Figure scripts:
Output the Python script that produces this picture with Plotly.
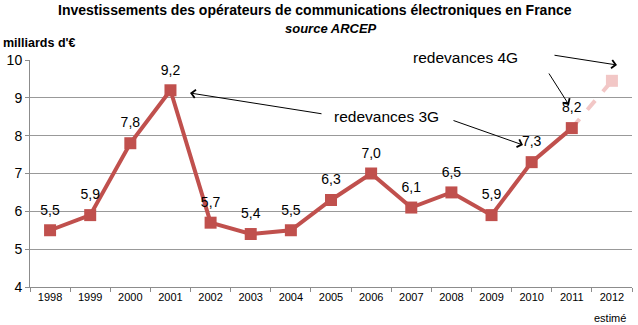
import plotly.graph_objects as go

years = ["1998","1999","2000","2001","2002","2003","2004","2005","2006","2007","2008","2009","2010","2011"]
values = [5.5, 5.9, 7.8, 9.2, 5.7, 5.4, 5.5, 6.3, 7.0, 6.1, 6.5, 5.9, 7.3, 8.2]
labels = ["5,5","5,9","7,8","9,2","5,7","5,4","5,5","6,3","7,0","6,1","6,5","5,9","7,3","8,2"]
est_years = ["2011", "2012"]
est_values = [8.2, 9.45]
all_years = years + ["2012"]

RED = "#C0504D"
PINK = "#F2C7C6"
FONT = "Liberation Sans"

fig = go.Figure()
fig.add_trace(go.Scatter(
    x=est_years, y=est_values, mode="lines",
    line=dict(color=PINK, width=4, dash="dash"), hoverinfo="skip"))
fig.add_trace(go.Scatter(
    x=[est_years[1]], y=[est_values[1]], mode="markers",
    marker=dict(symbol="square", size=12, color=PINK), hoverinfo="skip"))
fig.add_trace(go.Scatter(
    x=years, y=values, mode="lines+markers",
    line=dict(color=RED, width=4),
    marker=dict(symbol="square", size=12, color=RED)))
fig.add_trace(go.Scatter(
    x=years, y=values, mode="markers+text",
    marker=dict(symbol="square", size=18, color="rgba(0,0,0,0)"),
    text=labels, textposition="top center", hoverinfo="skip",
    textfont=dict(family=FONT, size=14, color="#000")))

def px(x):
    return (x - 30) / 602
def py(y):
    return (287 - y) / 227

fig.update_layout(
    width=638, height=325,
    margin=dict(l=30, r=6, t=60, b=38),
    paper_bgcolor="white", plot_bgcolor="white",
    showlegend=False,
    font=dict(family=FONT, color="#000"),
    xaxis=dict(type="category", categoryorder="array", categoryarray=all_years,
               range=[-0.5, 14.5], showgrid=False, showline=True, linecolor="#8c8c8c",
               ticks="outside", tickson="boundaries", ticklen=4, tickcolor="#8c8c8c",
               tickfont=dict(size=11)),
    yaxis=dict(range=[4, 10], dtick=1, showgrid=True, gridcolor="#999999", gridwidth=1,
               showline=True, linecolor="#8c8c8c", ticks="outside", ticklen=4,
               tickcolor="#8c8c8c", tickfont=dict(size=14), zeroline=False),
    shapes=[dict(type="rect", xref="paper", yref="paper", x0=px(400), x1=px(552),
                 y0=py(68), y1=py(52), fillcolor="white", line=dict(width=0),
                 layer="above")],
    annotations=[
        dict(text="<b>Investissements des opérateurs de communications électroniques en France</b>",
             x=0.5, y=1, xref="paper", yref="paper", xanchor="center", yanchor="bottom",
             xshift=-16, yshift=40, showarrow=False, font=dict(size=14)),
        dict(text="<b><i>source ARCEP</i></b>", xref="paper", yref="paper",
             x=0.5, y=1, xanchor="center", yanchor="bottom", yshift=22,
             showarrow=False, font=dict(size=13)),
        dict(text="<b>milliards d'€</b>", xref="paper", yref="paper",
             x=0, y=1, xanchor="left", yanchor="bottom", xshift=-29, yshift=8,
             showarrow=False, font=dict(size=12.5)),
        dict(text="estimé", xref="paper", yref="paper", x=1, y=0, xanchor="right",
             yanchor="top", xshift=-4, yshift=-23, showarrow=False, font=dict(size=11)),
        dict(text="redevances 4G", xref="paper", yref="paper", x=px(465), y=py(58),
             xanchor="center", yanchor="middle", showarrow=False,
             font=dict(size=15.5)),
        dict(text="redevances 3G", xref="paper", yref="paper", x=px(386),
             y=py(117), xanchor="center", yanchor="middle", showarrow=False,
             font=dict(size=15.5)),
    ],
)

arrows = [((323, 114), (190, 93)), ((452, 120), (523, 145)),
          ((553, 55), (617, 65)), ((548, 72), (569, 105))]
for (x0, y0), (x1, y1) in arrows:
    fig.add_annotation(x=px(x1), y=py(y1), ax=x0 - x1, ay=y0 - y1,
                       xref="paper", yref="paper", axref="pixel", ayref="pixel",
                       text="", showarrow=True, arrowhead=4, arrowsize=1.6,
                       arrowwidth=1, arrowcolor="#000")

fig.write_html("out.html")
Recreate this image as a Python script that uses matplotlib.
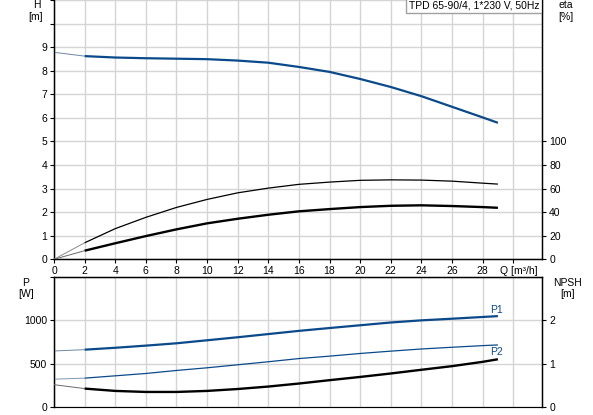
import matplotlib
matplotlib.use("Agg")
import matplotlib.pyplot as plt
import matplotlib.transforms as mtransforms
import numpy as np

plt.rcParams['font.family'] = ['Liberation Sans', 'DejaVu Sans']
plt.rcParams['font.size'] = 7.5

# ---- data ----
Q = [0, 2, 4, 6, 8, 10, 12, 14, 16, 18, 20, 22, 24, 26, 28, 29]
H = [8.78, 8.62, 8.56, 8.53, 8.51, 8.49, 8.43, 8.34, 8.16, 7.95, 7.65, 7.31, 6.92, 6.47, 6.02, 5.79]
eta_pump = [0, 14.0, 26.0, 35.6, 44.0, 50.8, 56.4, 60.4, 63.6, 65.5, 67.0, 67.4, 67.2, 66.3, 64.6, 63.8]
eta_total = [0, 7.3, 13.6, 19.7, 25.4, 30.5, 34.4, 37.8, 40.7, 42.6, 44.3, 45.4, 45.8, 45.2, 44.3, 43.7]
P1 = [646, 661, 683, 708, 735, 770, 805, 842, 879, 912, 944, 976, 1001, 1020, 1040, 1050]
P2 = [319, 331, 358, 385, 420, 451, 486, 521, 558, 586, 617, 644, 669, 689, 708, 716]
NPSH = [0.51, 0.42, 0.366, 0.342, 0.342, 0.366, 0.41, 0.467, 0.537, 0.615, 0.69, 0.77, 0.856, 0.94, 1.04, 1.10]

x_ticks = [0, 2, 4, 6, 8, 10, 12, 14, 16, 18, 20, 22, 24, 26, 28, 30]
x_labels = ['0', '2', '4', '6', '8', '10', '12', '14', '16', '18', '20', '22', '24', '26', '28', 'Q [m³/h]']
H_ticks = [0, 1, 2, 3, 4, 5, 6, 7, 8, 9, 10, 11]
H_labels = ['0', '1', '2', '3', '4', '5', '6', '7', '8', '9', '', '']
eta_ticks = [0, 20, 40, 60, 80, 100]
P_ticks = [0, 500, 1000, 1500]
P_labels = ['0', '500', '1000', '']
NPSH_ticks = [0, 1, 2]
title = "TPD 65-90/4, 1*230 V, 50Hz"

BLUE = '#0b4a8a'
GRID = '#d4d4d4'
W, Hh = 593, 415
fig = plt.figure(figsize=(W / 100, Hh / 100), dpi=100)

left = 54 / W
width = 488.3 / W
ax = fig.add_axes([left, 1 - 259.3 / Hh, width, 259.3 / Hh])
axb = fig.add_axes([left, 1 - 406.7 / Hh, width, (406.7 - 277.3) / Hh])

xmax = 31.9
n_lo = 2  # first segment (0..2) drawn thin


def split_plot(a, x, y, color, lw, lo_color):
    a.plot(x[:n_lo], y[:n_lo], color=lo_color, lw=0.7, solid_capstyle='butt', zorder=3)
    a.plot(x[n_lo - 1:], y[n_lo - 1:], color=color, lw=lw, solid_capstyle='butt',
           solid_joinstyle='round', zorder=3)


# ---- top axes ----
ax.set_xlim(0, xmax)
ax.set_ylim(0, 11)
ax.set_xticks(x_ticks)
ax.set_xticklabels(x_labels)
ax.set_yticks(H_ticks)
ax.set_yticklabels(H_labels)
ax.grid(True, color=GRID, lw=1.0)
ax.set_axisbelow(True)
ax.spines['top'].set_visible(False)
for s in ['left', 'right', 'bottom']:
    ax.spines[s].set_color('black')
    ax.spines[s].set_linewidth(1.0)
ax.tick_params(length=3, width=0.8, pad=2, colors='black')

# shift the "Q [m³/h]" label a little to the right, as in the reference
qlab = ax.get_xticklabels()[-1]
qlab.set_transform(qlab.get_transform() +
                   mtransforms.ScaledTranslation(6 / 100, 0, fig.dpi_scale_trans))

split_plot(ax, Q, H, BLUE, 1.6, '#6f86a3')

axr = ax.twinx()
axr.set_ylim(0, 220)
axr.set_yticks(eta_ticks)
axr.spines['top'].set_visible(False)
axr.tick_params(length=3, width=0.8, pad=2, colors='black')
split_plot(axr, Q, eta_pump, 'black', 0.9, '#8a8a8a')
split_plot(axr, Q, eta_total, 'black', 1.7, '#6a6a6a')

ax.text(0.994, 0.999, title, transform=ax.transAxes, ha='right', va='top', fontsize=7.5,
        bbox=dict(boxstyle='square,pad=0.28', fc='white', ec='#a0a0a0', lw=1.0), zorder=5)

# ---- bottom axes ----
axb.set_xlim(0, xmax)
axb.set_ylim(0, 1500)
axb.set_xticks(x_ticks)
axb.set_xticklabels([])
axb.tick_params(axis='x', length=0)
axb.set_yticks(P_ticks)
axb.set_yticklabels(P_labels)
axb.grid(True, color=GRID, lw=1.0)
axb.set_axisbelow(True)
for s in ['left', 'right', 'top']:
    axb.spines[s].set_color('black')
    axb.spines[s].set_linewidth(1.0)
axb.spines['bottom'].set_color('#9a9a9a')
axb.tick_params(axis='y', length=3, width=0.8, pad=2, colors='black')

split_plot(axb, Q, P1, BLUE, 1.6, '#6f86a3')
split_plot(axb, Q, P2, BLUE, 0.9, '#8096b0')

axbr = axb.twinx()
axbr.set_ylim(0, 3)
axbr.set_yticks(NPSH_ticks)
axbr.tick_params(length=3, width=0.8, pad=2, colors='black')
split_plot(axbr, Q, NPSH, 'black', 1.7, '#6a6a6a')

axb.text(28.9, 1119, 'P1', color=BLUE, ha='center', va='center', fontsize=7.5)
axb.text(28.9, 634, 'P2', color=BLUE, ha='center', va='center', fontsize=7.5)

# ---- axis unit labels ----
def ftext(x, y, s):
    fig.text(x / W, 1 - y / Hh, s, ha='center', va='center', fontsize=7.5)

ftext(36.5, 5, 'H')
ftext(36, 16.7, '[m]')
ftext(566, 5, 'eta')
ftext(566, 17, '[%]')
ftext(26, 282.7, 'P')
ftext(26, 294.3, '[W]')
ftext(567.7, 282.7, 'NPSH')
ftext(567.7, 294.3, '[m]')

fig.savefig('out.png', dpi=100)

- [Stated problem] Starting at the line that contains "Recreate this image" and stopping after the line that contains "0.94, 1.04, 1.10]", copy every line exactly. Leave any pictures behind.

- [Solution to this exercise]
Recreate this image as a Python script that uses matplotlib.
import matplotlib
matplotlib.use("Agg")
import matplotlib.pyplot as plt
import matplotlib.transforms as mtransforms
import numpy as np

plt.rcParams['font.family'] = ['Liberation Sans', 'DejaVu Sans']
plt.rcParams['font.size'] = 7.5

# ---- data ----
Q = [0, 2, 4, 6, 8, 10, 12, 14, 16, 18, 20, 22, 24, 26, 28, 29]
H = [8.78, 8.62, 8.56, 8.53, 8.51, 8.49, 8.43, 8.34, 8.16, 7.95, 7.65, 7.31, 6.92, 6.47, 6.02, 5.79]
eta_pump = [0, 14.0, 26.0, 35.6, 44.0, 50.8, 56.4, 60.4, 63.6, 65.5, 67.0, 67.4, 67.2, 66.3, 64.6, 63.8]
eta_total = [0, 7.3, 13.6, 19.7, 25.4, 30.5, 34.4, 37.8, 40.7, 42.6, 44.3, 45.4, 45.8, 45.2, 44.3, 43.7]
P1 = [646, 661, 683, 708, 735, 770, 805, 842, 879, 912, 944, 976, 1001, 1020, 1040, 1050]
P2 = [319, 331, 358, 385, 420, 451, 486, 521, 558, 586, 617, 644, 669, 689, 708, 716]
NPSH = [0.51, 0.42, 0.366, 0.342, 0.342, 0.366, 0.41, 0.467, 0.537, 0.615, 0.69, 0.77, 0.856, 0.94, 1.04, 1.10]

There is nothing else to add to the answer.